During the 1980s, the University of Delaware responded to several key recommendations from the Commission on the Status of Women. In response to a federal mandate, the University adopted a strongly-worded policy on sexual harassment, and President Trabant demonstrated his commitment to its goals by firing a vice president who failed to live up to its principles. After years of complaints from University personnel regarding lack of day care, arrangements were made whereby the Newark Girls Inc. Child Care Center would accept employees’ pre-school children into its program. Better lighting was installed along pathways and in campus parking lots to improve nighttime safety, and police call boxes were installed in conspicuous locations throughout the campus. These initiatives did not solve completely the problem of child care for University students and employees, nor did the brighter lights eliminate the threat of rape, but the commissions persistence did succeed in encouraging the campus community to address issues that affect women most seriously.

In 1990, women constituted nearly fifty-six percent of the University’s undergraduate students, forty-seven percent of its graduate students, and thirty-three percent of its full-time and part-time faculty. The increasing number of women who are studying for the Ph.D. degree at the University promises that the pool from which faculty will be drawn in the future is approaching parity between the sexes. During the 1980s the proportion of tenured women faculty increased from fourteen to nearly nineteen percent of the total. In 1991, the University Faculty Senate adopted a parental leave policy that offers faculty parents the latitude necessary to meet a promotion schedule that was originally designed for married men and single women. Yet in 1992, only eleven percent of the University’s full professors were women, a percentage that is still below the median for comparable American institutions of higher education.11

The number of women occupying senior administrative positions has continued to grow. In 1980, Susan Brynteson became the director of libraries and successfully coordinated planning for an addition to the Morris Library that has more than doubled its size. In 1989, Maxine R. Colm, an experienced personnel administrator from the New Jersey state system of colleges and universities, was named vice president for employee relations. In 1994, Susan J. Foster was promoted to the new post of vice president for information technologies. Barbara L. Kreppel and Judith Y. Gibson both serve as assistant vice presidents.

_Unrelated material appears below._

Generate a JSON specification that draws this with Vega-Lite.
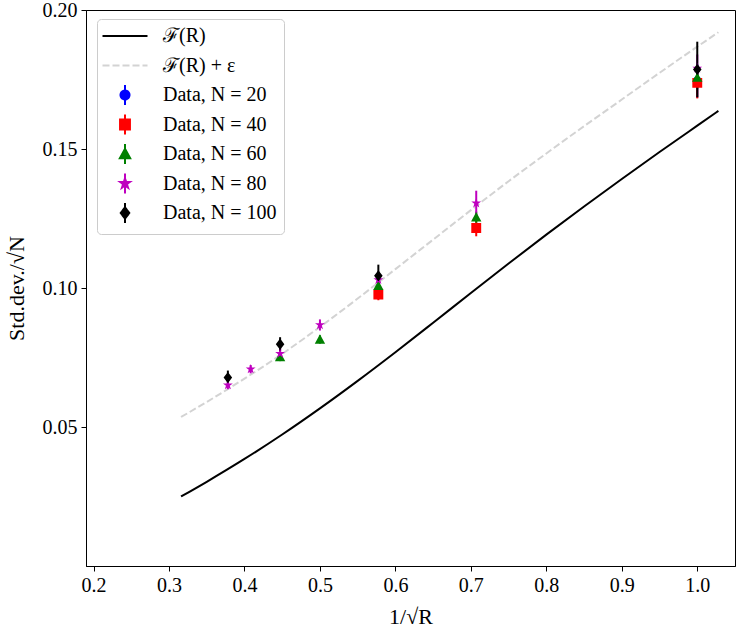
{
  "$schema": "https://vega.github.io/schema/vega-lite/v6.json",
  "width": 649,
  "height": 556,
  "autosize": {"type": "none"},
  "padding": {"left": 86, "top": 10, "right": 12, "bottom": 75},
  "background": "white",
  "config": {
    "view": {"stroke": "black", "strokeWidth": 1},
    "font": "Liberation Serif",
    "axis": {
      "grid": false,
      "domainColor": "black",
      "tickColor": "black",
      "labelColor": "black",
      "titleColor": "black",
      "labelFont": "Liberation Serif",
      "titleFont": "Liberation Serif",
      "labelFontSize": 20,
      "titleFontSize": 22,
      "titleFontWeight": "normal",
      "tickSize": 5,
      "tickWidth": 1,
      "domainWidth": 1,
      "labelPadding": 4
    }
  },
  "datasets": {
    "solid": [
      {"x": 0.316, "y": 0.0250},
      {"x": 0.35, "y": 0.0303},
      {"x": 0.40, "y": 0.0385},
      {"x": 0.45, "y": 0.0473},
      {"x": 0.50, "y": 0.0567},
      {"x": 0.55, "y": 0.0666},
      {"x": 0.60, "y": 0.0769},
      {"x": 0.65, "y": 0.0875},
      {"x": 0.70, "y": 0.0982},
      {"x": 0.75, "y": 0.1088},
      {"x": 0.80, "y": 0.1192},
      {"x": 0.85, "y": 0.1293},
      {"x": 0.90, "y": 0.1392},
      {"x": 0.95, "y": 0.1489},
      {"x": 1.00, "y": 0.1584},
      {"x": 1.028, "y": 0.1637}
    ],
    "dashed": [
      {"x": 0.316, "y": 0.0536},
      {"x": 0.35, "y": 0.0590},
      {"x": 0.40, "y": 0.0674},
      {"x": 0.45, "y": 0.0763},
      {"x": 0.50, "y": 0.0860},
      {"x": 0.55, "y": 0.0962},
      {"x": 0.60, "y": 0.1068},
      {"x": 0.65, "y": 0.1174},
      {"x": 0.70, "y": 0.1280},
      {"x": 0.75, "y": 0.1384},
      {"x": 0.80, "y": 0.1484},
      {"x": 0.85, "y": 0.1582},
      {"x": 0.90, "y": 0.1678},
      {"x": 0.95, "y": 0.1774},
      {"x": 1.00, "y": 0.1868},
      {"x": 1.028, "y": 0.1920}
    ],
    "points": [
      {"series": "Data, N = 20", "x": 1.0, "y": 0.1745, "lo": 0.1685, "hi": 0.1805},
      {"series": "Data, N = 40", "x": 0.5774, "y": 0.0976, "lo": 0.0956, "hi": 0.0996},
      {"series": "Data, N = 40", "x": 0.7071, "y": 0.1216, "lo": 0.1186, "hi": 0.1246},
      {"series": "Data, N = 40", "x": 1.0, "y": 0.1738, "lo": 0.1682, "hi": 0.1794},
      {"series": "Data, N = 60", "x": 0.4472, "y": 0.0752, "lo": 0.0737, "hi": 0.0767},
      {"series": "Data, N = 60", "x": 0.5, "y": 0.0815, "lo": 0.0800, "hi": 0.0830},
      {"series": "Data, N = 60", "x": 0.5774, "y": 0.1008, "lo": 0.0988, "hi": 0.1028},
      {"series": "Data, N = 60", "x": 0.7071, "y": 0.1255, "lo": 0.1235, "hi": 0.1275},
      {"series": "Data, N = 60", "x": 1.0, "y": 0.1757, "lo": 0.1717, "hi": 0.1797},
      {"series": "Data, N = 80", "x": 0.3780, "y": 0.0651, "lo": 0.0636, "hi": 0.0666},
      {"series": "Data, N = 80", "x": 0.4082, "y": 0.0708, "lo": 0.0693, "hi": 0.0723},
      {"series": "Data, N = 80", "x": 0.4472, "y": 0.0764, "lo": 0.0744, "hi": 0.0784},
      {"series": "Data, N = 80", "x": 0.5, "y": 0.0867, "lo": 0.0847, "hi": 0.0887},
      {"series": "Data, N = 80", "x": 0.5774, "y": 0.1029, "lo": 0.0999, "hi": 0.1059},
      {"series": "Data, N = 80", "x": 0.7071, "y": 0.1305, "lo": 0.1260, "hi": 0.1350},
      {"series": "Data, N = 80", "x": 1.0, "y": 0.1790, "lo": 0.1740, "hi": 0.1840},
      {"series": "Data, N = 100", "x": 0.3780, "y": 0.0678, "lo": 0.0653, "hi": 0.0703},
      {"series": "Data, N = 100", "x": 0.4472, "y": 0.0798, "lo": 0.0773, "hi": 0.0823},
      {"series": "Data, N = 100", "x": 0.5774, "y": 0.1044, "lo": 0.1004, "hi": 0.1084},
      {"series": "Data, N = 100", "x": 1.0, "y": 0.1786, "lo": 0.1686, "hi": 0.1886}
    ]
  },
  "layer": [
    {
      "data": {"name": "solid"},
      "mark": {"type": "line", "color": "black", "strokeWidth": 2, "interpolate": "monotone"},
      "encoding": {
        "x": {"field": "x", "type": "quantitative", "scale": {"domain": [0.19, 1.05], "nice": false, "zero": false},
              "axis": {"values": [0.2, 0.3, 0.4, 0.5, 0.6, 0.7, 0.8, 0.9, 1.0], "format": ".1f", "title": "1/√R", "titlePadding": 11}},
        "y": {"field": "y", "type": "quantitative", "scale": {"domain": [0, 0.2], "nice": false, "zero": false},
              "axis": {"values": [0.05, 0.1, 0.15, 0.2], "format": ".2f", "title": "Std.dev./√N", "titlePadding": 14}}
      }
    },
    {
      "data": {"name": "dashed"},
      "mark": {"type": "line", "color": "#d3d3d3", "strokeWidth": 2, "strokeDash": [7, 3], "interpolate": "monotone"},
      "encoding": {
        "x": {"field": "x", "type": "quantitative"},
        "y": {"field": "y", "type": "quantitative"}
      }
    },
    {
      "data": {"name": "points"},
      "mark": {"type": "rule", "strokeWidth": 2},
      "encoding": {
        "x": {"field": "x", "type": "quantitative"},
        "y": {"field": "lo", "type": "quantitative"},
        "y2": {"field": "hi"},
        "color": {"field": "series", "type": "nominal",
          "scale": {"domain": ["ℱ(R)", "ℱ(R) + ε", "Data, N = 20", "Data, N = 40", "Data, N = 60", "Data, N = 80", "Data, N = 100"],
                    "range": ["black", "#d3d3d3", "#0000ff", "#ff0000", "#008000", "#bf00bf", "black"]}}
      }
    },
    {
      "data": {"name": "points"},
      "mark": {"type": "point", "filled": true, "opacity": 1, "size": 81, "strokeWidth": 0},
      "encoding": {
        "x": {"field": "x", "type": "quantitative"},
        "y": {"field": "y", "type": "quantitative"},
        "color": {"field": "series", "type": "nominal",
          "scale": {"domain": ["ℱ(R)", "ℱ(R) + ε", "Data, N = 20", "Data, N = 40", "Data, N = 60", "Data, N = 80", "Data, N = 100"],
                    "range": ["black", "#d3d3d3", "#0000ff", "#ff0000", "#008000", "#bf00bf", "black"]},
          "legend": {
            "title": null,
            "orient": "none",
            "legendX": 11,
            "legendY": 9,
            "padding": 7,
            "fillColor": "white",
            "strokeColor": "#cccccc",
            "cornerRadius": 4,
            "symbolSize": 81,
            "symbolStrokeWidth": 2,
            "symbolOffset": 11,
            "labelOffset": 28,
            "labelFont": "Liberation Serif",
            "labelFontSize": 20,
            "labelColor": "black",
            "rowPadding": 1.5,
            "symbolOpacity": 1,
            "encode": {
              "symbols": {
                "update": {
                  "stroke": {"signal": "scale('color', datum.value)"},
                  "strokeDash": {"signal": "datum.value === 'ℱ(R) + ε' ? [7, 3] : [1, 0]"}
                }
              }
            }
          }
        },
        "shape": {"field": "series", "type": "nominal",
          "scale": {"domain": ["ℱ(R)", "ℱ(R) + ε", "Data, N = 20", "Data, N = 40", "Data, N = 60", "Data, N = 80", "Data, N = 100"],
                    "range": [
                      "M-5,0L5,0M0,-2.2L0,-2.2M0,2.2L0,2.2",
                      "M-5,0L5,0M0,-2.2L0,-2.2M0,2.2L0,2.2",
                      "M1,0A1,1,0,1,1,-1,0A1,1,0,1,1,1,0ZM0,-2.2L0,2.2",
                      "M-1.1,-1.1L1.1,-1.1L1.1,1.1L-1.1,1.1ZM0,-2.2L0,2.2",
                      "M0,-1.15L1.15,0.95L-1.15,0.95ZM0,-2.2L0,2.2",
                      "M0,-1.15L0.26,-0.36L1.09,-0.36L0.42,0.14L0.68,0.93L0,0.44L-0.68,0.93L-0.42,0.14L-1.09,-0.36L-0.26,-0.36ZM0,-2.2L0,2.2",
                      "M0,-1.25L0.95,0L0,1.25L-0.95,0ZM0,-2.2L0,2.2"
                    ]}
        }
      }
    }
  ]
}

Women’s achievements have not always been so readily welcomed. The research findings of feminist scholars continue to provide seeds for debate in some academic disciplines, nor has the perception that a quota system is at work in the selection of women administrators and faculty disappeared. Although women’s share of policy-making positions has increased, their voices are still largely absent at the highest level.

Florence Geis, professor of psychology, said unconscious perceptions are a major cause of ongoing discrimination. Professor Geis performed a host of psychological tests that demonstrate that both sexes have been conditioned by their experiences to give greater credit to males than females, even when both sexes perform equally.12 The findings of her studies and those by other scholars have been collected in a pamphlet called Seeing and Evaluating People. The Office of Women’s Affairs has distributed over 2,000 copies, both within the University of Delaware and beyond,13 but it is difficult to gauge its impact because, as Professor Geis found, perceptual biases are unconscious.

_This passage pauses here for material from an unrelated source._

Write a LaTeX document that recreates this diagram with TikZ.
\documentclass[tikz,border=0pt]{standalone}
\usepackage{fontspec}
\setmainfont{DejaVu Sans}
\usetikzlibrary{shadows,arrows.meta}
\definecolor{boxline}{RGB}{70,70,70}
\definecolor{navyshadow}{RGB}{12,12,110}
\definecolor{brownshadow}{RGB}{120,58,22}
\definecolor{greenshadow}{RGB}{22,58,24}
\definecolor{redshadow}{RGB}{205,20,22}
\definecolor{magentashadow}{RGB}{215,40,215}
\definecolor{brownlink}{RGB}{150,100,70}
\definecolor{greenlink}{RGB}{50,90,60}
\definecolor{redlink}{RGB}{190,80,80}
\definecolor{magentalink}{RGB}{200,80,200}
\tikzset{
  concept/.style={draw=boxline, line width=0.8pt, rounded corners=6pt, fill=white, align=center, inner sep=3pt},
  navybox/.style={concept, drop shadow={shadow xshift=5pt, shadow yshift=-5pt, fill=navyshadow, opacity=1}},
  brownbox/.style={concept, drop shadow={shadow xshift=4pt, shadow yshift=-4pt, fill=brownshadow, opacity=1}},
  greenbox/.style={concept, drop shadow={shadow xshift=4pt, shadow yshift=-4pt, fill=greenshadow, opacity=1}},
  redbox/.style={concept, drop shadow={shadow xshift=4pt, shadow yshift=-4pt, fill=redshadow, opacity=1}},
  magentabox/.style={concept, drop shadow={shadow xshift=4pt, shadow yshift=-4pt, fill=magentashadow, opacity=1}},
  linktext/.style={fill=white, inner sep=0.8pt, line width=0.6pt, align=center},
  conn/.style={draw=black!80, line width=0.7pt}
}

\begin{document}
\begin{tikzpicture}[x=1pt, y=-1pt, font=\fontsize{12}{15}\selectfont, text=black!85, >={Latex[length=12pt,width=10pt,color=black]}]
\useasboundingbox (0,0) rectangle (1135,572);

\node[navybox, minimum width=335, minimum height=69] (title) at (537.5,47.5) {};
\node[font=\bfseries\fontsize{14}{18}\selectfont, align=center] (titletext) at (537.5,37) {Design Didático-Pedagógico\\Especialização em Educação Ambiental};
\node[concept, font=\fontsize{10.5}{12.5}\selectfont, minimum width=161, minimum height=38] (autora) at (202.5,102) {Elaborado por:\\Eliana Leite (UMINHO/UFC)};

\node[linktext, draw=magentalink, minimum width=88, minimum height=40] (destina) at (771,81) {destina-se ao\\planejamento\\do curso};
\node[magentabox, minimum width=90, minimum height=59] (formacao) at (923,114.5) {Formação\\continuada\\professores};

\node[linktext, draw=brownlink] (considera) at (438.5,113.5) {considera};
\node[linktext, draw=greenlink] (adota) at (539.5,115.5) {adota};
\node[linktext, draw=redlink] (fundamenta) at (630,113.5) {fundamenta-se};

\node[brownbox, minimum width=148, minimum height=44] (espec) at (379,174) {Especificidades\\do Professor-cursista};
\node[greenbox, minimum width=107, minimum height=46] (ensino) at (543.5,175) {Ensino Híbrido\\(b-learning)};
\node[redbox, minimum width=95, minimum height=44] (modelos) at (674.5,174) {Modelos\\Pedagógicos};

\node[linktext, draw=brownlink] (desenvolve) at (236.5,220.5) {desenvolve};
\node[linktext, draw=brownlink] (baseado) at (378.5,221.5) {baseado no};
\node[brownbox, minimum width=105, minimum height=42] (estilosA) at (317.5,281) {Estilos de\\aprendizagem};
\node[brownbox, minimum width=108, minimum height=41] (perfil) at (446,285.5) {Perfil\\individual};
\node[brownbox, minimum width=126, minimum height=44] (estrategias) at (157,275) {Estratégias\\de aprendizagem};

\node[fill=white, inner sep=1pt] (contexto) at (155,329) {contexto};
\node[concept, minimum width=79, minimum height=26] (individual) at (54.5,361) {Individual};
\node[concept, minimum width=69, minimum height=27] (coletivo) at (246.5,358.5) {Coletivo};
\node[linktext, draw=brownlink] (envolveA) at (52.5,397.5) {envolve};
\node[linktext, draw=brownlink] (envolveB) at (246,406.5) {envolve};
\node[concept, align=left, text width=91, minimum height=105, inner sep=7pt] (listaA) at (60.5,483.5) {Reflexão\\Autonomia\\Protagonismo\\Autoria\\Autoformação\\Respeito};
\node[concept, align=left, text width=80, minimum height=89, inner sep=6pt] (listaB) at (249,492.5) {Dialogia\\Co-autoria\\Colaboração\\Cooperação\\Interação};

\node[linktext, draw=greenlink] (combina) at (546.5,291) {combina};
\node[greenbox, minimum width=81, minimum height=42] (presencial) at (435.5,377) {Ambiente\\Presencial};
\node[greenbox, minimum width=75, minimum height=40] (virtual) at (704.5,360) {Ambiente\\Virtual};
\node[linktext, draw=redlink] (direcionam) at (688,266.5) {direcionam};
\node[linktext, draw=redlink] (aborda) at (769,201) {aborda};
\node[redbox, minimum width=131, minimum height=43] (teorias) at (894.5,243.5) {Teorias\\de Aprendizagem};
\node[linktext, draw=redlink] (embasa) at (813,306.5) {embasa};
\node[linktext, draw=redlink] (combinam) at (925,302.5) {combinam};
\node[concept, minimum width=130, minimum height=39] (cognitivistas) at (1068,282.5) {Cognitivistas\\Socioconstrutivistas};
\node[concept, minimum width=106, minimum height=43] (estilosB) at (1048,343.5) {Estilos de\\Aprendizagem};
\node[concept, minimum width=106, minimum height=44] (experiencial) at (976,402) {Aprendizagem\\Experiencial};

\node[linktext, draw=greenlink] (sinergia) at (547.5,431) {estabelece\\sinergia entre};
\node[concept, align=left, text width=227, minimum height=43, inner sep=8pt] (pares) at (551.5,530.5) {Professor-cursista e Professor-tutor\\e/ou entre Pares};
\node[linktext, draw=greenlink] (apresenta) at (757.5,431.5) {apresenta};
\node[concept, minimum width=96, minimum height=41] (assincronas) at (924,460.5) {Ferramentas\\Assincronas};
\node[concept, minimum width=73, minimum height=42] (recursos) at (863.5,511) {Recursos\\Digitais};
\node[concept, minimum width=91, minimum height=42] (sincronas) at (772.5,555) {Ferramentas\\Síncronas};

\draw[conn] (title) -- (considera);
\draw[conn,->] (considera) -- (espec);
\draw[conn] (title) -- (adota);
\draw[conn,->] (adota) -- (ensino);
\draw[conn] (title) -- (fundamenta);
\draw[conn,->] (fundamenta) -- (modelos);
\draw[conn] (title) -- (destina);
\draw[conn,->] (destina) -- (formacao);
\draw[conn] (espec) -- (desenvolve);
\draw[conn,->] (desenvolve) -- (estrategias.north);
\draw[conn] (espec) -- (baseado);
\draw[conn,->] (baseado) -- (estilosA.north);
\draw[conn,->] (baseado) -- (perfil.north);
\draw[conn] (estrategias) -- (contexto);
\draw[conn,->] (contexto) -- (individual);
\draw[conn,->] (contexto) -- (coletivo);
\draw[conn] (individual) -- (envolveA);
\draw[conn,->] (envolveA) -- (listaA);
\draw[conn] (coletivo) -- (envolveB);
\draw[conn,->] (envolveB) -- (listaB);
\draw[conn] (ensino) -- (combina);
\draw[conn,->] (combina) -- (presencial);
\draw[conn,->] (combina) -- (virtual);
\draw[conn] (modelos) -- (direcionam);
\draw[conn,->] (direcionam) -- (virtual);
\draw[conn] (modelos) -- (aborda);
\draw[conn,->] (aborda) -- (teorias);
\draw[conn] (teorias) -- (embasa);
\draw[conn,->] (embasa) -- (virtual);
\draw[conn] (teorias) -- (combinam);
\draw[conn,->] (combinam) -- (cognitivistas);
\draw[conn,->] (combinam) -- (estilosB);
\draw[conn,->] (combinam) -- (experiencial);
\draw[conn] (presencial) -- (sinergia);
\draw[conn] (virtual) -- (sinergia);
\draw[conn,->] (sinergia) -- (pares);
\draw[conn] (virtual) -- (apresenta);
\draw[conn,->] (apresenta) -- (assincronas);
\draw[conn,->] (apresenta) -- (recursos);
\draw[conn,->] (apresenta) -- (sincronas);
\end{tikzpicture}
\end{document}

Dramatic disparities continue to define career choices for both sexes in the 1990s. At the University of Delaware, women remain the overwhelming majority of students in the colleges of Education, Nursing, and Human Resources, whereas men constitute nearly four-fifths of undergraduates in the College of Engineering. The continuation of strong professional stereotypes based on sex has several explanations. Beginning with puberty, girls are less likely than boys to excel in mathematics, a fact that appears to be linked to nurture rather than to nature. While women tend to shun mathematics and come to college unprepared to pursue scientifically-based disciplines, studies also show that women prefer jobs that involve working with people over those that focus on abstract ideas and purely intellectual work, even when the latter offer higher pay. This theory would explain why women have gravitated to business careers but not to engineering, in spite of the fact that both of these fields require preparation in mathematics.14

Women’s increasing presence in the College of Engineering is of recent origin. The tiny handful of women who ignored social prohibitions to study engineering in the 1960s found their college experience and their entry into the job market fraught with discouragement and difficulties. By the 1970s, socially imposed barriers had begun to recede, but as late as 1975, the college remained ninety-six percent male. By the 1980s, the climate for women had become less chilly. Engineering has, however, remained an unusual career choice for women, not only because fewer women acquire the necessary preparation, but because there are very few women role models. Most women who go into the field receive encouragement from a male engineer in their families, but when they get to college, they see few women. For example, in the fall of 1990, the College of Engineering at Delaware employed only three, a mere four percent of its total faculty, the lowest percentage of women faculty among the University’s ten colleges. In 1992, however, the college took an important step toward improving conditions for women students with the inauguration of the Women in Engineering (WE) Industrial Mentors Program, the impetus for which came from several women engineers employed by local corporations. By bringing women engineering majors and practicing women engineers together, the program seeks to overcome the effects of sexual imbalance in the current faculty.

Compared to many women in the years before the women’s movement, most of today’s students seem neither afraid to appear intelligent nor unable to approach their college studies with the same drive toward career goals that characterize male students. Having achieved so much, women might easily become complacent in the expectation that the movement toward equality will continue under its own momentum, but the history of women at the University of Delaware suggests otherwise. Twice before, in the period from 1872 to 1885 and in the years from 1914 to 1945, women appeared to have established a firm place in the University only to have it either swept away or seriously eroded. One senior faculty member who has participated in the revival of women’s place at the University remarked during an interview for this book, "Equality is something you fight for every day."15 Universities may take the lead in making society change, but they also reflect society. And, as this history of one university has shown, it is only through the efforts of inspired, persistent, capable individuals that universities move closer to the still-elusive ideal.